Heart Stent Procedure | Stent Procedure Materials, Types, Contraindications & The Candidates

Stent Function, Material, and Types

So, what is a vascular stent? A stent is a short hollow expandable tube placed inside the lumen of an artery or vein to allow unobstructed flow of the blood. The procedure in which stents are implanted in the lumen of the blood vessel using a catheter will be discussed in detail later. Stents are made of metal mesh that helps it expand when placed inside the vessel. The idea of the stent is to restore the adequate blood supply of a certain organ by maintaining the patency of the supplying blood vessel (scaffolding) with fewer risks of restenosis. The procedure in which the stent is implanted is called stent angioplasty.

There are different materials from which stents are made. stents have metal mesh wire used to be made of stainless steel. However, Platinum-chromium, cobalt-chromium, nickel-titanium alloys, and tantalum have recently substituted stainless steel as they offer better structural durability and flexibility with thinner struts. Since the 80s, stents were adopted widely in clinical trials which eventually resulted in shaping their current form. Nowadays, stents have mainly two types which we will discuss separately:

1) Bare Metal Stents (BMS): are the traditional stents that were approved by the medical community in 1986 after proving their superiority over balloon angioplasty. The design and materials used in BMS are developed to overcome its poor flexibility and thick struts. Bare metal stents could be self-expanding or balloon expanding. Although BMS was an excellent solution for vascular occlusion and offered great results, acute and subacute restenosis of the unblocked portion was a little common complication. Doctors found that blood clots get stuck in the stents causing partial obstruction of the bloodstream and 25% of patients may need another procedure within six months after the procedure. Therefore, doctors had to give double anti-platelet therapy (DAPT) to their patients who underwent stenting to prevent the recurrence of stenosis.

2) Drug-Eluting Stent (DES): was introduced to the medical community in the late 90s when a Brazilian interventional cardiologist called Eduardo Sousa succeeded in performing the first-in-human sirolimus Drug-Eluting Stent implant in Sao Paolo, Brazil. Doubtlessly, Dr. Sousa had taken a step forward in revascularization and encouraged cardiologists to develop second and third generations of DES. Drug-eluting stents (DES) were created to particularly overcome the restenosis issues associated with BMS. They are made up of a BMS covered with a polymer that slowly releases medication to suppress the cell growth that may lead to restenosis. The potential risk of restenosis has been reduced significantly by the action the drug has been released by the polymer. DES releases the pharmacological agents for six to nine months.

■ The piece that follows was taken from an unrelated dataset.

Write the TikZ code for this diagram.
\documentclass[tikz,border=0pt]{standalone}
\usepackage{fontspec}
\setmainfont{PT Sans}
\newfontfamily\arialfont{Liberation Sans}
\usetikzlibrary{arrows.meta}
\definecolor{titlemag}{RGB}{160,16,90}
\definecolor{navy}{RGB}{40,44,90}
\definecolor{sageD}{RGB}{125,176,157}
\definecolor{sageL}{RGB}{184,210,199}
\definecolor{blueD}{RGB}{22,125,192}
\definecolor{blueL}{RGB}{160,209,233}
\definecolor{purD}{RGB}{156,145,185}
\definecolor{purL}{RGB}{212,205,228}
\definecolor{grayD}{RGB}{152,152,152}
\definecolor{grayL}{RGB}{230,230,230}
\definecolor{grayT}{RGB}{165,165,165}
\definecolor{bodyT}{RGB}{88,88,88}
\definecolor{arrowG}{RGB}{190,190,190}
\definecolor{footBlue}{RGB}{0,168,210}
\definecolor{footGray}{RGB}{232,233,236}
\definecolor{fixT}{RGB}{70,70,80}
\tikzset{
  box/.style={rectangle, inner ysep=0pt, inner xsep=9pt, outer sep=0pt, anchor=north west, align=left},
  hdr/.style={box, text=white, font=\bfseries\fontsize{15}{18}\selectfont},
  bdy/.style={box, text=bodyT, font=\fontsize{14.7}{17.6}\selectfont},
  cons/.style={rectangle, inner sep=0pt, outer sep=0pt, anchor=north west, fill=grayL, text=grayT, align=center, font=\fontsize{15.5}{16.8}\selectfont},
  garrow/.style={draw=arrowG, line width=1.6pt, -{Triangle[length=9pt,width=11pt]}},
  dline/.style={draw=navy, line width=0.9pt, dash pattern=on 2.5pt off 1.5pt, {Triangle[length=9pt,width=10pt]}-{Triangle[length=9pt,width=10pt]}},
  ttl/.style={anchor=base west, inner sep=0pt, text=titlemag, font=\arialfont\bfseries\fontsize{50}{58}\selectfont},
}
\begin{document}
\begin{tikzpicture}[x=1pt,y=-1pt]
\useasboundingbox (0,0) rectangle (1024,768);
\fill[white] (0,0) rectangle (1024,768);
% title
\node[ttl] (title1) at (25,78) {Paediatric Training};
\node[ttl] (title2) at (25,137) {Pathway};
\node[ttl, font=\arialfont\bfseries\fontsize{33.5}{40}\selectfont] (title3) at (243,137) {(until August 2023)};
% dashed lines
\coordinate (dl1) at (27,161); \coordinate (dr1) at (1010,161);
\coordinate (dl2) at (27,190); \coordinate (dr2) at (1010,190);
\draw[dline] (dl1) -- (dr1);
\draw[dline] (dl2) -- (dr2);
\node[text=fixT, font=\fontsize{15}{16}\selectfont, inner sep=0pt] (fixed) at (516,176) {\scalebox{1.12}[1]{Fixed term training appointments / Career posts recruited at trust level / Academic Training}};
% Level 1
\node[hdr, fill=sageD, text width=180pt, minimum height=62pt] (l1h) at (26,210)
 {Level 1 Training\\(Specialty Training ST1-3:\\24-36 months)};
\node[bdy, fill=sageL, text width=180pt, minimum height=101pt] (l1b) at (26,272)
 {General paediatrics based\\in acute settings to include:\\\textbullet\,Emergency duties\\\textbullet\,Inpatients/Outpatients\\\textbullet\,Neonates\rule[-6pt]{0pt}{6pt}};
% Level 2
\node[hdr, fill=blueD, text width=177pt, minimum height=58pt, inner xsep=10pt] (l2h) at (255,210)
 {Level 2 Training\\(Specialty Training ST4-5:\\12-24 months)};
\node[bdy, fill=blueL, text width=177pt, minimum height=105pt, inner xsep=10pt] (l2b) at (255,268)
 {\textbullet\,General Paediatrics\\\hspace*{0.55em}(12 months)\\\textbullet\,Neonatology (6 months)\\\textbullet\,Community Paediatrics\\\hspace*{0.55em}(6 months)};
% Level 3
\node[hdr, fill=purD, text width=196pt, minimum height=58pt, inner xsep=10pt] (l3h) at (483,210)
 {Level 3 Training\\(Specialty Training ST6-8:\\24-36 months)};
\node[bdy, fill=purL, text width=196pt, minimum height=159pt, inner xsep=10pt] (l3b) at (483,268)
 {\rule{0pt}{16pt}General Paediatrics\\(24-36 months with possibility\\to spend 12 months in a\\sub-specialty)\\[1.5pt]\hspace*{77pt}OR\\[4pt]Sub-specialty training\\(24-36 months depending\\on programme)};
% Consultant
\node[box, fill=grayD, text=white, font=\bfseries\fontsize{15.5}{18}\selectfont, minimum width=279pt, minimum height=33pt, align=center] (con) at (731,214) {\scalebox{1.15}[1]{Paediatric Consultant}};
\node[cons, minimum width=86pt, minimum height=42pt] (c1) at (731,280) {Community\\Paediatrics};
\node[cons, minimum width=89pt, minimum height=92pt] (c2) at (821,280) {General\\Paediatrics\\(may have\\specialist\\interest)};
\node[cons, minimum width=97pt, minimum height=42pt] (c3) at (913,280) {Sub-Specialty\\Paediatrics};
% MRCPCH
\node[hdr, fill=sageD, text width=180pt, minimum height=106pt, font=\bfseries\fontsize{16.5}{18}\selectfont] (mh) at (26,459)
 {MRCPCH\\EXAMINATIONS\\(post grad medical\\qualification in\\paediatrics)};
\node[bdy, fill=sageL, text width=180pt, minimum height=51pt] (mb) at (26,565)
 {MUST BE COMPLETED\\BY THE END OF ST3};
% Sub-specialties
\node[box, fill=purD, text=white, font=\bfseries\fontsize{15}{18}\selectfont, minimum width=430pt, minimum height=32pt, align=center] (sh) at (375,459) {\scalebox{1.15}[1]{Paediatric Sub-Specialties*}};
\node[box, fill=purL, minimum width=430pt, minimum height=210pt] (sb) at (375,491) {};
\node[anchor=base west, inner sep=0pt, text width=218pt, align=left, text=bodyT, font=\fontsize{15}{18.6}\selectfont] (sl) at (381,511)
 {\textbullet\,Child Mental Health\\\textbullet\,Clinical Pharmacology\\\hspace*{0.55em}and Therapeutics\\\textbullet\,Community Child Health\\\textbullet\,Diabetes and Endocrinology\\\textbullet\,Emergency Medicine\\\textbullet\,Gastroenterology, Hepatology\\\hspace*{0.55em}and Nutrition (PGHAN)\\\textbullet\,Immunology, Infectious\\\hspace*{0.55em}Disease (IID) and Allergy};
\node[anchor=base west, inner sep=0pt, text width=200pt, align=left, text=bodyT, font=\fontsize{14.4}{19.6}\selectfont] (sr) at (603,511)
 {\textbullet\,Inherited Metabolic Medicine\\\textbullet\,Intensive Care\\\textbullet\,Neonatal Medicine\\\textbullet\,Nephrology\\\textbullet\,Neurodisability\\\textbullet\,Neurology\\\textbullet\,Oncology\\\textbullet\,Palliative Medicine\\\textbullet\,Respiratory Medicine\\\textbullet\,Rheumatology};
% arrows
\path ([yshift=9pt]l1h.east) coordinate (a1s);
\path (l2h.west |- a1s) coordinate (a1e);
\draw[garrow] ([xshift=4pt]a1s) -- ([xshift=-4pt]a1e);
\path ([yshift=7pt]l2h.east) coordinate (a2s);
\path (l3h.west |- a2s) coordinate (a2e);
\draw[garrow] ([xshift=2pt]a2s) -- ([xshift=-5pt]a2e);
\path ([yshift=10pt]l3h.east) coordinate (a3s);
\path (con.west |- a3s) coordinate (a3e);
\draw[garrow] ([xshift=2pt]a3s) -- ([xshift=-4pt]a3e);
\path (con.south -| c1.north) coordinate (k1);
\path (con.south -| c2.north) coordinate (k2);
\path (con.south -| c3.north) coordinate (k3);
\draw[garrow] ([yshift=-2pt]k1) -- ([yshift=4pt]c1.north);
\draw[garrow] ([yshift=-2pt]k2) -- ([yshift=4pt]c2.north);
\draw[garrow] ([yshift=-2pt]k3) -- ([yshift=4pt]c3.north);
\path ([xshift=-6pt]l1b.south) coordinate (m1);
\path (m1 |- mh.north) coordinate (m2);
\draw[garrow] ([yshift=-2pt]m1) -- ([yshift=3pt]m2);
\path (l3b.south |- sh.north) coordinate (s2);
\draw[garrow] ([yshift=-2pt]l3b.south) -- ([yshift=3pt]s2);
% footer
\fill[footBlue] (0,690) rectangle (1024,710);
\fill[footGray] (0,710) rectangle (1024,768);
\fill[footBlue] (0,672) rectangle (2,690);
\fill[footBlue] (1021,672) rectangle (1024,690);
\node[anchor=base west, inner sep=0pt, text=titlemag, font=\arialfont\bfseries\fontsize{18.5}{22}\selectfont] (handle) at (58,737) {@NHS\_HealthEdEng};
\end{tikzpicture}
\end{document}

In 2003, johnson & johnson and cordis corp. had developed the first generation of DES approved by the FDA and called it CYPHER. The active agent released from the CYPHER stent was macrocyclic lactone, sirolimus which is a class of drugs that have a broad spectrum of action (antibiotic, antiproliferative and immunosuppressive). The first generation of DES was coated with a durable non-degradable polymer such as polyethylene-co-vinyl acetate (PEVA) and poly n-butyl methacrylate (PnBMA). This generation of DES was believed to have a controversial correlation with the incidence of MI (myocardial infarction)

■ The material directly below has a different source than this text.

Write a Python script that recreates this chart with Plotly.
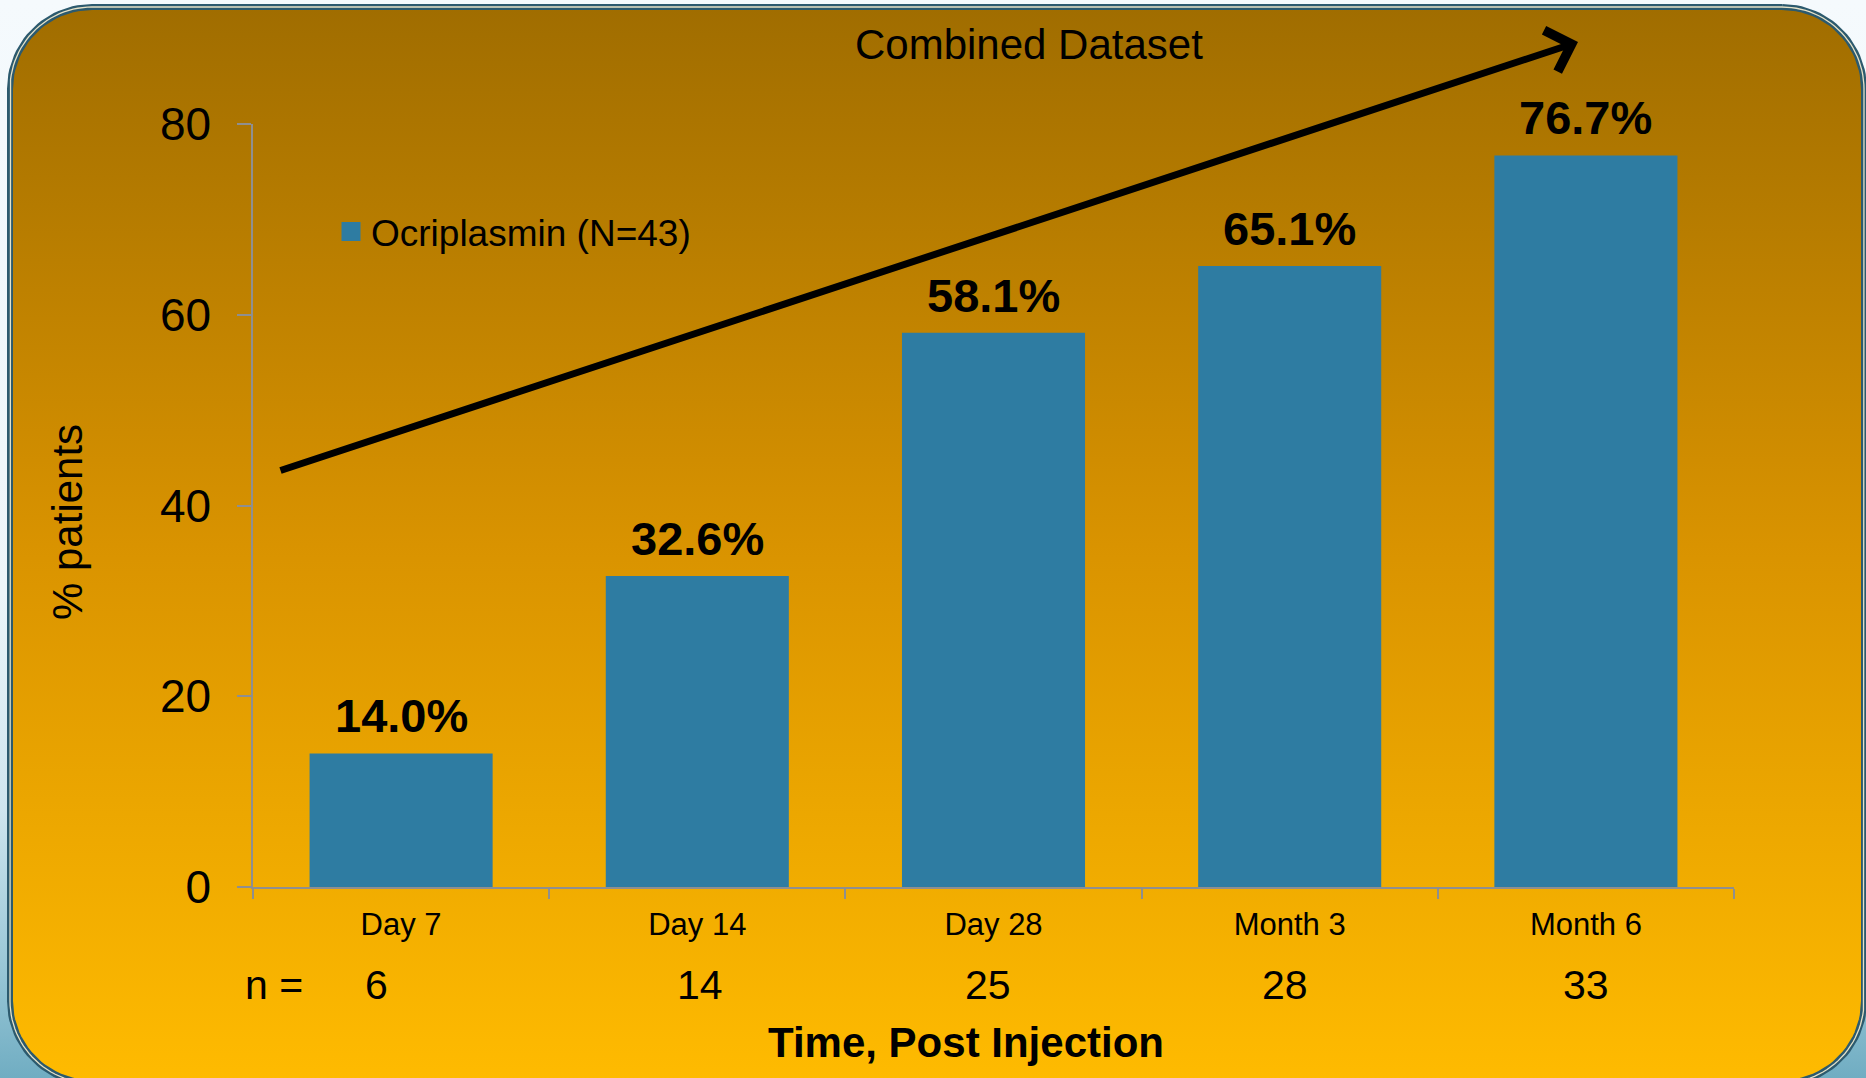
import numpy as np
import plotly.graph_objects as go

# ---------------- data ----------------
categories = ["Day 7", "Day 14", "Day 28", "Month 3", "Month 6"]
percent_patients = [14.0, 32.6, 58.1, 65.1, 76.7]
n_patients = [6, 14, 25, 28, 33]
series_name = "Ocriplasmin (N=43)"
y_ticks = [0, 20, 40, 60, 80]

# ---------------- layout constants ----------------
W, H = 1866, 1078
FONT = "Liberation Sans, Arial, sans-serif"
BAR = "#2e7ca2"
AXIS = "#8f8f8f"
PL, PR, PT, PB = 253, 1734, 124, 887   # plot area (screen px)
N_SHIFTS = [-25, 3, -6, -5, 0]          # small horizontal nudges of the n row


def rounded_rect(x0, y0, x1, y1, r, n=28):
    xs, ys = [], []
    corners = [(x1 - r, y0 + r, -90, 0), (x1 - r, y1 - r, 0, 90),
               (x0 + r, y1 - r, 90, 180), (x0 + r, y0 + r, 180, 270)]
    for cx, cy, a0, a1 in corners:
        t = np.radians(np.linspace(a0, a1, n))
        xs += list(cx + r * np.cos(t))
        ys += list(cy + r * np.sin(t))
    xs.append(xs[0])
    ys.append(ys[0])
    return xs, [H - v for v in ys]


fig = go.Figure()

# page background (light, turning blue at the bottom)
fig.add_trace(go.Scatter(
    x=[0, W, W, 0, 0], y=[0, 0, H, H, 0], mode="lines", fill="toself",
    line=dict(width=0, color="rgba(0,0,0,0)"),
    fillgradient=dict(type="vertical", colorscale=[
        [0.0, "#70adc2"], [0.1, "#98c6d6"], [0.25, "#cfe5ee"],
        [0.45, "#ecf5f9"], [1.0, "#f5fafd"]]),
    hoverinfo="skip", showlegend=False, xaxis="x", yaxis="y"))

# rounded golden panel
rx, ry = rounded_rect(10, 7, 1864, 1083, 82)
fig.add_trace(go.Scatter(
    x=rx, y=ry, mode="lines", fill="toself",
    line=dict(width=6, color="#2c5a6e"),
    fillgradient=dict(type="vertical", colorscale=[
        [0.0, "#ffbb00"], [0.5, "#d99300"], [1.0, "#a06d00"]]),
    hoverinfo="skip", showlegend=False, xaxis="x", yaxis="y"))
fig.add_trace(go.Scatter(
    x=rx, y=ry, mode="lines", line=dict(width=1.3, color="#e6e2c8"),
    hoverinfo="skip", showlegend=False, xaxis="x", yaxis="y"))

# bars
fig.add_trace(go.Bar(
    x=categories, y=percent_patients, marker=dict(color=BAR, line=dict(width=0)),
    showlegend=False, name=series_name, xaxis="x2", yaxis="y2"))

# legend entry
fig.add_trace(go.Scatter(
    x=[None], y=[None], mode="markers", name=series_name,
    marker=dict(symbol="square", size=16, color=BAR, line=dict(width=3, color=BAR)),
    xaxis="x2", yaxis="y2"))


def txt(text, x, y, size, **kw):
    d = dict(text=text, x=x, y=y, xref="paper", yref="paper", showarrow=False,
             xanchor="center", yanchor="middle",
             font=dict(family=FONT, size=size, color="black"))
    d.update(kw)
    return d


annotations = [
    txt("% patients", 67 / W, 1 - 522 / H, 42, textangle=-90),
    txt("<b>Time, Post Injection</b>", 966 / W, 1 - 1042 / H, 42),
    txt("Combined Dataset", 1029 / W, 1 - 44 / H, 42),
    txt("n =", 274 / W, 1 - 985 / H, 41),
    dict(text="", x=1578 / W, y=1 - 42 / H, xref="paper", yref="paper",
         showarrow=True, ax=279 - 1578, ay=471 - 42, arrowhead=4, arrowsize=1.2,
         arrowwidth=7, arrowcolor="black", standoff=0),
]
for c, n, v, s in zip(categories, n_patients, percent_patients, N_SHIFTS):
    annotations.append(txt(str(n), c, 1 - 985 / H, 41, xref="x2", xshift=s))
    annotations.append(dict(text=f"<b>{v:.1f}%</b>", x=c, y=v, xref="x2", yref="y2",
                            showarrow=False, xanchor="center", yanchor="bottom",
                            yshift=9, font=dict(family=FONT, size=47, color="black")))

fig.update_layout(
    width=W, height=H, template="none",
    margin=dict(l=0, r=0, t=0, b=0),
    paper_bgcolor="#f5fafd", plot_bgcolor="rgba(0,0,0,0)",
    font=dict(family=FONT, color="black"),
    bargap=0.382,
    xaxis=dict(domain=[0, 1], range=[0, W], visible=False, fixedrange=True),
    yaxis=dict(domain=[0, 1], range=[0, H], visible=False, fixedrange=True),
    xaxis2=dict(domain=[PL / W, PR / W], anchor="y2", type="category",
                showline=True, linecolor=AXIS, linewidth=1.5,
                ticks="outside", tickson="boundaries", ticklen=10, tickcolor=AXIS,
                tickwidth=1.5, showgrid=False, zeroline=False, automargin=False,
                tickfont=dict(family=FONT, size=31, color="black"),
                ticklabelstandoff=9),
    yaxis2=dict(domain=[1 - PB / H, 1 - PT / H], anchor="x2", range=[0, 80],
                tickvals=y_ticks, showline=True, linecolor=AXIS, linewidth=1.5,
                ticks="outside", ticklen=14, tickcolor=AXIS, tickwidth=1.5,
                showgrid=False, zeroline=False, automargin=False,
                tickfont=dict(family=FONT, size=46, color="black"),
                ticklabelstandoff=17),
    legend=dict(x=331 / W, y=1 - 232 / H, xanchor="left", yanchor="middle",
                bgcolor="rgba(0,0,0,0)", font=dict(family=FONT, size=37, color="black")),
    annotations=annotations,
)

fig.write_html("out.html", config={"displayModeBar": False},
               post_script="document.body.style.margin='0';"
                           "document.body.style.overflow='hidden';")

The second generation of DES came out after a few years of the first generation. In this generation, doctors applied functional and structural modifications as Polymers were composed of newer, more biocompatible materials including zotarolimus, everolimus, and novolimus, resulting in a quicker onset of drug elution and better anti-proliferative action. Furthermore, pharmacological companies developed DES with biodegradable polymers which simply break down once it finishes releasing the drug leaving a bare-metal stent.

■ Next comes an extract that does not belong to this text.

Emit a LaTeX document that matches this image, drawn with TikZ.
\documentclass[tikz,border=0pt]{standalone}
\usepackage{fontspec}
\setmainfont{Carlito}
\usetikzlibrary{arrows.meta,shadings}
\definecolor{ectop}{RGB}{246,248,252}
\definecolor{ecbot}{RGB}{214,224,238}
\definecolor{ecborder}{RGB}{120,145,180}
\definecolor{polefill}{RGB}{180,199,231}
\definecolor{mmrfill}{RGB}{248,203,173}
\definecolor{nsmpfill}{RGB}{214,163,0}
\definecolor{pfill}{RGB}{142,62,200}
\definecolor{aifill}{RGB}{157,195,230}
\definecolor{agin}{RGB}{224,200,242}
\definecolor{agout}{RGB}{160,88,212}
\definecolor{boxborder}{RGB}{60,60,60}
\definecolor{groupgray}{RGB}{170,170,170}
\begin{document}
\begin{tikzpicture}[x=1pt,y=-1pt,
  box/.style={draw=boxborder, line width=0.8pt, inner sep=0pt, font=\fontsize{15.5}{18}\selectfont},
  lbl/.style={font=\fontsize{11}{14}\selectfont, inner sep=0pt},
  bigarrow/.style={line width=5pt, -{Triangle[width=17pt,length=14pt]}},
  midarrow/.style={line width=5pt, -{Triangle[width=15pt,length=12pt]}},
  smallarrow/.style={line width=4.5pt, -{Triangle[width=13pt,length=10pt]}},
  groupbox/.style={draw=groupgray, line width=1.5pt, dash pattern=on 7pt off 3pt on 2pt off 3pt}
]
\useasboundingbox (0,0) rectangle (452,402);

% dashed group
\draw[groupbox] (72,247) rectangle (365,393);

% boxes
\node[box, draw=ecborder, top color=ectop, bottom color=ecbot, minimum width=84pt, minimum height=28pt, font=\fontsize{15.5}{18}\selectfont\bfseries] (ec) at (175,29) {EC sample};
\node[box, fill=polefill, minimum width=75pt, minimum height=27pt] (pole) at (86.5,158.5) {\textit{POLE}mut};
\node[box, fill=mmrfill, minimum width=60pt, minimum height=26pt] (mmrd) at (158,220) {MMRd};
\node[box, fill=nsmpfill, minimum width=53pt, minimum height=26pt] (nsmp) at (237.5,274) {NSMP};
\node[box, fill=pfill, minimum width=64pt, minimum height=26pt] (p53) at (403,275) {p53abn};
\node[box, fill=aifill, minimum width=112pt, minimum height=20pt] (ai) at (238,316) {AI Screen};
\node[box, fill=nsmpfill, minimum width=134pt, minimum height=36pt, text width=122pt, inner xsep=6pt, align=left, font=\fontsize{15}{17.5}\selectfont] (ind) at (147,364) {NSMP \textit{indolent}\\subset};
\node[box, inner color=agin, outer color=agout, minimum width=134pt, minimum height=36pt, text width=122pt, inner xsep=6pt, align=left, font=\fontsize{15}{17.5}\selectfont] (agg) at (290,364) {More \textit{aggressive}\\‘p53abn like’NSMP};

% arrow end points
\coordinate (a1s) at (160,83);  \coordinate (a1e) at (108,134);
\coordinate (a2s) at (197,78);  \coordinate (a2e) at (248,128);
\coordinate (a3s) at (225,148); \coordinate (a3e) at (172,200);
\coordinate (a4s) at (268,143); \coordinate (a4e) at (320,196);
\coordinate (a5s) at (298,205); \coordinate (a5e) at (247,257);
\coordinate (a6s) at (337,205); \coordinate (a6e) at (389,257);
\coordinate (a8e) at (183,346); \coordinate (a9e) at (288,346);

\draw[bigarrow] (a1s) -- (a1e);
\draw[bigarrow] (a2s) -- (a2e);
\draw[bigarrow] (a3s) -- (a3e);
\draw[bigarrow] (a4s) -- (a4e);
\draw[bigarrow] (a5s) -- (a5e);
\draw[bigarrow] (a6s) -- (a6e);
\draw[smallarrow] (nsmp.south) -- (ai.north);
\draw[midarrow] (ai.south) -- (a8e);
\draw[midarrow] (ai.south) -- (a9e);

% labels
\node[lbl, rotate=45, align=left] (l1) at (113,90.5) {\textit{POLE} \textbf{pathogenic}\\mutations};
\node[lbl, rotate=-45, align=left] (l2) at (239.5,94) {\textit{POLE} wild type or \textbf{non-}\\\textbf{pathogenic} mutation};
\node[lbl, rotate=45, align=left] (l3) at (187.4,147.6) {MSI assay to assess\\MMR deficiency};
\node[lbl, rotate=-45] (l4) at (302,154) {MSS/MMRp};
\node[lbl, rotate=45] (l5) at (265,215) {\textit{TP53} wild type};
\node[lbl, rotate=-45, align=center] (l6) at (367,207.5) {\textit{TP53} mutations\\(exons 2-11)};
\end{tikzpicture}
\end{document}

Since FDA approved the second generation of DES in 2008, it has become the option of choice, especially for patients with CAD (coronary artery disease). By 2017, eight companies were providing second-generation DES in the market. Currently, DES is used widely as it provides a non-invasive solution instead of the bypassing procedure. Cardiologists usually favor DES over BMS, they predict that DES will undergo more adjustments to fit almost every case scenario of arterial narrowing.